By Kate Greenwood
Cross-Posted at Health Reform Watch
Nearly three years ago, in July of 2011, Tara Adams Ragone wrote a blog post for Seton Hall Law’s Health Reform Watch blog entitled “Community Based Medicaid ACOs in New Jersey: A Signature Away”. As Professor Ragone explained, a month earlier the New Jersey legislature had passed Senate Bill 2443, which established a Medicaid accountable care organization (ACO) demonstration project, but Governor Chris Christie had not yet signed it. “It’s an exciting time for growth and innovation in the Garden State,” Professor Ragone wrote, “if we just get that signature.”
Governor Christie did go on to sign Senate Bill 2443 into law, in August of 2011, but the implementation process has been protracted. The act required the Department of Human Services to “adopt rules and regulations” that provided for oversight of the quality of care delivered to Medicaid recipients in the ACOs’ designated geographic areas and set standards for the gainsharing plans that participating ACOs must develop. The deadline for adopting the regulations was in June of 2012, but they were first issued, in draft form, in May of 2013. The final regulations were not adopted until earlier this week, one day before the proposed regulations were due to expire.
As Andrew Kitchenman reports here, with the regulations in place, the three community-based organizations that have been preparing to launch Medicaid ACOs, one in Camden, one in Trenton, and one in Newark, can finally get started. Unlike the State, they will have to move quickly; the deadline for applying to participate in the three-year demonstration is July 7th.
There is, in Kitchenman’s words, “a final piece to the puzzle”—the participation of managed care organizations (MCOs). In 2011, when New Jersey’s Medicaid ACO statute was passed, many of the State’s Medicaid beneficiaries were covered on a fee-for-service basis. The expectation was that ACOs’ efforts to coordinate care and reduce waste would be rewarded with a share of any resulting savings to the State. In 2014, however, the landscape has changed. Nearly all of New Jersey’s Medicaid beneficiaries are now enrolled in Medicaid MCOs, and it is uncertain whether Medicaid MCOs will be willing to enter into shared savings arrangements with Medicaid ACOs.

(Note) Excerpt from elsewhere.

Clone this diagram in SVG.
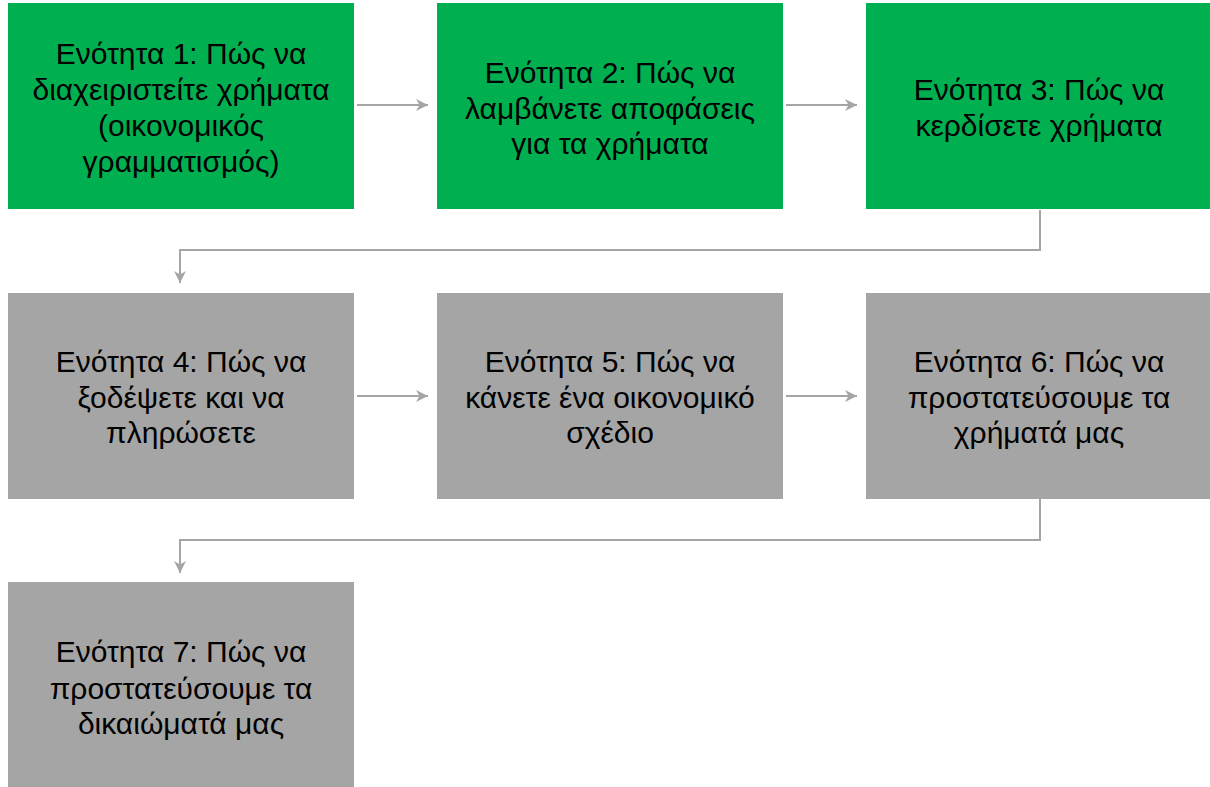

Recently-released data from the second year of operations of Colorado’s Accountable Care Collaborative Program suggest that, if New Jersey’s MCOs can be persuaded, incentivized, or required to work with its nascent ACOs, there are both cost savings and quality gains to be had. Colorado has not yet enrolled individuals with disabilities or those who are dually eligible for Medicaid and Medicare in its Program, but the Program nonetheless achieved gross savings of $30 per member per month in its second year, adding up to $44 million. The State’s net savings were $6 million, after paying the Program’s regional ACOs and participating primary care providers for care coordination and other services, as well as a contractor charged with providing “actionable data at both the population level and the client level”.
The quality gains Colorado achieved in the Program’s second year were substantial, including a 20% reduction in hospital readmissions, a 22% reduction in hospital admissions among members with chronic obstructive pulmonary disease, and “[l]ower rates of exacerbated chronic health conditions such as hypertension (5%) and diabetes (9%)[.]” Emergency room utilization, on the other hand, increased, albeit at a slower rate than for Medicaid enrollees not participating in the Program.
As Diana Rodin and Sharon Silow-Carroll explained in a March 2013 report on Colorado’s approach to Medicaid accountable care, the State wanted to move away from fee-for-service but did not want to return to traditional capitated managed care, which had led to “nearly all Medicaid managed care plans [leaving] the state as a result of conflict over rates.” Colorado currently makes a portion of the payments it makes to the regional ACOs and to participating providers contingent on the achievement of certain quality improvements. Eventually, the State intends “to increase the portion of the monthly fee that is at risk, as well to pilot payment reforms that test alternatives to the fee-for-service component.”
It will be interesting to see if Colorado succeeds at moving away from fee-for-service without returning to traditional capitated managed care, and if New Jersey succeeds at moving towards accountable care within a managed care environment.